[STATED GOAL] Quote the whole listing word for word. Do not include the pictures.

[EXTRACTED RECORDS]

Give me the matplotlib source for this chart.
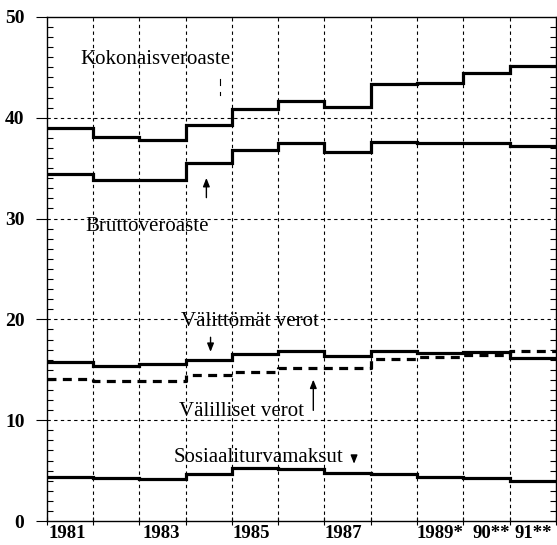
import matplotlib
matplotlib.use("Agg")
import matplotlib.pyplot as plt
import numpy as np
from matplotlib.ticker import FixedLocator, MultipleLocator

years = ["1981", "1982", "1983", "1984", "1985", "1986", "1987", "1988", "1989*", "90**", "91**"]
tick_labels = ["1981", "1983", "1985", "1987", "1989*", "90**", "91**"]

kokonais = [39.0, 38.1, 37.8, 39.3, 40.9, 41.7, 41.1, 43.3, 43.4, 44.4, 45.1]
brutto = [34.4, 33.8, 33.8, 35.5, 36.8, 37.5, 36.6, 37.6, 37.5, 37.5, 37.2]
valittomat = [15.8, 15.4, 15.55, 16.0, 16.6, 16.9, 16.4, 16.9, 16.7, 16.75, 16.2]
valilliset = [14.05, 13.9, 13.9, 14.5, 14.8, 15.2, 15.2, 16.05, 16.25, 16.45, 16.9]
sosiaali = [4.4, 4.3, 4.17, 4.7, 5.3, 5.2, 4.8, 4.66, 4.4, 4.25, 4.0]

serif = ["Liberation Serif", "DejaVu Serif"]

fig = plt.figure(figsize=(5.57, 5.45), dpi=100)
ax = fig.add_axes([0.0838, 0.044, 0.9142, 0.925])

n = len(years)
x = np.arange(n + 1)

def step(vals, **kw):
    v = list(vals) + [vals[-1]]
    ax.step(x, v, where="post", color="black", **kw)

step(kokonais, lw=2.3, solid_joinstyle="miter")
step(brutto, lw=2.3, solid_joinstyle="miter")
step(valittomat, lw=2.3, solid_joinstyle="miter")
step(valilliset, lw=2.3, linestyle=(0, (2.8, 2.0)))
step(sosiaali, lw=2.3, solid_joinstyle="miter")

ax.set_xlim(0, n)
ax.set_ylim(0, 50)

# grid
for xi in range(1, n):
    ax.axvline(xi, color="black", lw=0.8, linestyle=(0, (3, 3)), zorder=0)
for yi in [10, 20, 30, 40]:
    ax.axhline(yi, color="black", lw=0.8, linestyle=(0, (3, 3)), zorder=0)

# x ticks: marks at year boundaries, labels within year segments
ax.xaxis.set_major_locator(FixedLocator(list(range(0, n + 1))))
ax.set_xticklabels([])
ax.tick_params(axis="x", which="major", direction="inout", length=6, width=0.8)
label_offsets = [0.45, 0.48, 0.43, 0.4, 0.5, 0.6, 0.52]
minor_pos = [years.index(t) + o for t, o in zip(tick_labels, label_offsets)]
ax.xaxis.set_minor_locator(FixedLocator(minor_pos))
ax.set_xticklabels(tick_labels, minor=True)
ax.tick_params(axis="x", which="minor", length=0, pad=3)
for lab in ax.get_xticklabels(minor=True):
    lab.set_fontfamily(serif)
    lab.set_fontweight("bold")
    lab.set_fontsize(13.5)

# y ticks
ax.yaxis.set_major_locator(MultipleLocator(10))
ax.yaxis.set_minor_locator(MultipleLocator(1))
ax.tick_params(axis="y", which="major", direction="out", length=8, width=0.8, pad=8)
ax.tick_params(axis="y", which="minor", direction="in", length=4, width=0.8, right=True)
for lab in ax.get_yticklabels():
    lab.set_fontfamily(serif)
    lab.set_fontweight("bold")
    lab.set_fontsize(14)

for s in ax.spines.values():
    s.set_linewidth(1.0)

tkw = dict(family=serif, fontsize=15, ha="center", va="baseline", color="black")
ax.text(2.34, 45.3, "Kokonaisveroaste", **tkw)
ax.text(2.18, 28.8, "Bruttoveroaste", **tkw)
ax.text(4.39, 19.35, "Välittömät verot", **tkw)
ax.text(4.21, 10.4, "Välilliset verot", **tkw)
ax.text(4.58, 5.9, "Sosiaaliturvamaksut", **tkw)

akw = dict(arrowstyle="-|>,head_length=0.5,head_width=0.2", color="black", lw=1.0)
ax.annotate("", xy=(3.45, 34.3), xytext=(3.45, 31.8), arrowprops=akw)
ax.annotate("", xy=(3.54, 16.5), xytext=(3.54, 18.5), arrowprops=akw)
ax.annotate("", xy=(5.76, 14.3), xytext=(5.76, 10.7), arrowprops=akw)
ax.annotate("", xy=(6.64, 5.4), xytext=(6.64, 6.5), arrowprops=akw)
ax.plot([3.75, 3.75], [43.8, 43.2], color="black", lw=0.8)
ax.plot([3.75, 3.75], [42.6, 42.3], color="black", lw=0.8)

fig.savefig("out.png", dpi=100)
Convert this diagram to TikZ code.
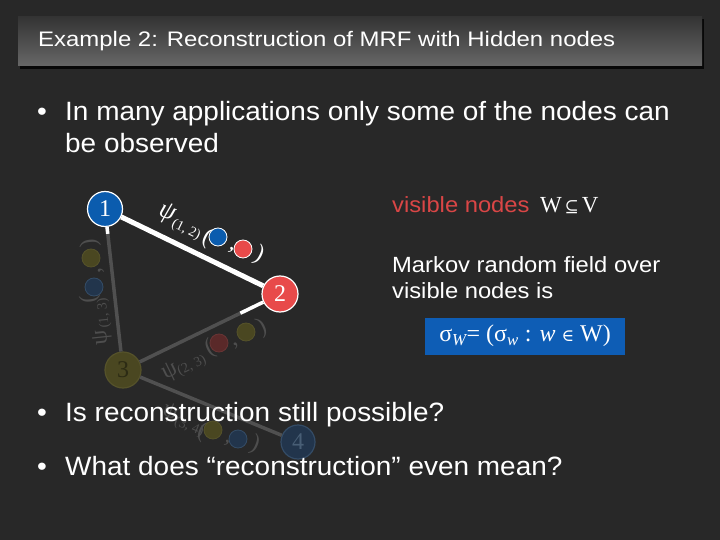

[COMPLETED EXERCISE]
Give me the matplotlib source for this chart.
import matplotlib
matplotlib.use("Agg")
import matplotlib.pyplot as plt
import numpy as np
from matplotlib.ticker import FixedLocator, MultipleLocator

years = ["1981", "1982", "1983", "1984", "1985", "1986", "1987", "1988", "1989*", "90**", "91**"]
tick_labels = ["1981", "1983", "1985", "1987", "1989*", "90**", "91**"]

kokonais = [39.0, 38.1, 37.8, 39.3, 40.9, 41.7, 41.1, 43.3, 43.4, 44.4, 45.1]
brutto = [34.4, 33.8, 33.8, 35.5, 36.8, 37.5, 36.6, 37.6, 37.5, 37.5, 37.2]
valittomat = [15.8, 15.4, 15.55, 16.0, 16.6, 16.9, 16.4, 16.9, 16.7, 16.75, 16.2]
valilliset = [14.05, 13.9, 13.9, 14.5, 14.8, 15.2, 15.2, 16.05, 16.25, 16.45, 16.9]
sosiaali = [4.4, 4.3, 4.17, 4.7, 5.3, 5.2, 4.8, 4.66, 4.4, 4.25, 4.0]

serif = ["Liberation Serif", "DejaVu Serif"]

fig = plt.figure(figsize=(5.57, 5.45), dpi=100)
ax = fig.add_axes([0.0838, 0.044, 0.9142, 0.925])

n = len(years)
x = np.arange(n + 1)

def step(vals, **kw):
    v = list(vals) + [vals[-1]]
    ax.step(x, v, where="post", color="black", **kw)

step(kokonais, lw=2.3, solid_joinstyle="miter")
step(brutto, lw=2.3, solid_joinstyle="miter")
step(valittomat, lw=2.3, solid_joinstyle="miter")
step(valilliset, lw=2.3, linestyle=(0, (2.8, 2.0)))
step(sosiaali, lw=2.3, solid_joinstyle="miter")

ax.set_xlim(0, n)
ax.set_ylim(0, 50)

# grid
for xi in range(1, n):
    ax.axvline(xi, color="black", lw=0.8, linestyle=(0, (3, 3)), zorder=0)
for yi in [10, 20, 30, 40]:
    ax.axhline(yi, color="black", lw=0.8, linestyle=(0, (3, 3)), zorder=0)

# x ticks: marks at year boundaries, labels within year segments
ax.xaxis.set_major_locator(FixedLocator(list(range(0, n + 1))))
ax.set_xticklabels([])
ax.tick_params(axis="x", which="major", direction="inout", length=6, width=0.8)
label_offsets = [0.45, 0.48, 0.43, 0.4, 0.5, 0.6, 0.52]
minor_pos = [years.index(t) + o for t, o in zip(tick_labels, label_offsets)]
ax.xaxis.set_minor_locator(FixedLocator(minor_pos))
ax.set_xticklabels(tick_labels, minor=True)
ax.tick_params(axis="x", which="minor", length=0, pad=3)
for lab in ax.get_xticklabels(minor=True):
    lab.set_fontfamily(serif)
    lab.set_fontweight("bold")
    lab.set_fontsize(13.5)

# y ticks
ax.yaxis.set_major_locator(MultipleLocator(10))
ax.yaxis.set_minor_locator(MultipleLocator(1))
ax.tick_params(axis="y", which="major", direction="out", length=8, width=0.8, pad=8)
ax.tick_params(axis="y", which="minor", direction="in", length=4, width=0.8, right=True)
for lab in ax.get_yticklabels():
    lab.set_fontfamily(serif)
    lab.set_fontweight("bold")
    lab.set_fontsize(14)

for s in ax.spines.values():
    s.set_linewidth(1.0)

tkw = dict(family=serif, fontsize=15, ha="center", va="baseline", color="black")
ax.text(2.34, 45.3, "Kokonaisveroaste", **tkw)
ax.text(2.18, 28.8, "Bruttoveroaste", **tkw)
ax.text(4.39, 19.35, "Välittömät verot", **tkw)
ax.text(4.21, 10.4, "Välilliset verot", **tkw)
ax.text(4.58, 5.9, "Sosiaaliturvamaksut", **tkw)

akw = dict(arrowstyle="-|>,head_length=0.5,head_width=0.2", color="black", lw=1.0)
ax.annotate("", xy=(3.45, 34.3), xytext=(3.45, 31.8), arrowprops=akw)
ax.annotate("", xy=(3.54, 16.5), xytext=(3.54, 18.5), arrowprops=akw)
ax.annotate("", xy=(5.76, 14.3), xytext=(5.76, 10.7), arrowprops=akw)
ax.annotate("", xy=(6.64, 5.4), xytext=(6.64, 6.5), arrowprops=akw)
ax.plot([3.75, 3.75], [43.8, 43.2], color="black", lw=0.8)
ax.plot([3.75, 3.75], [42.6, 42.3], color="black", lw=0.8)

fig.savefig("out.png", dpi=100)
Convert this diagram to TikZ code.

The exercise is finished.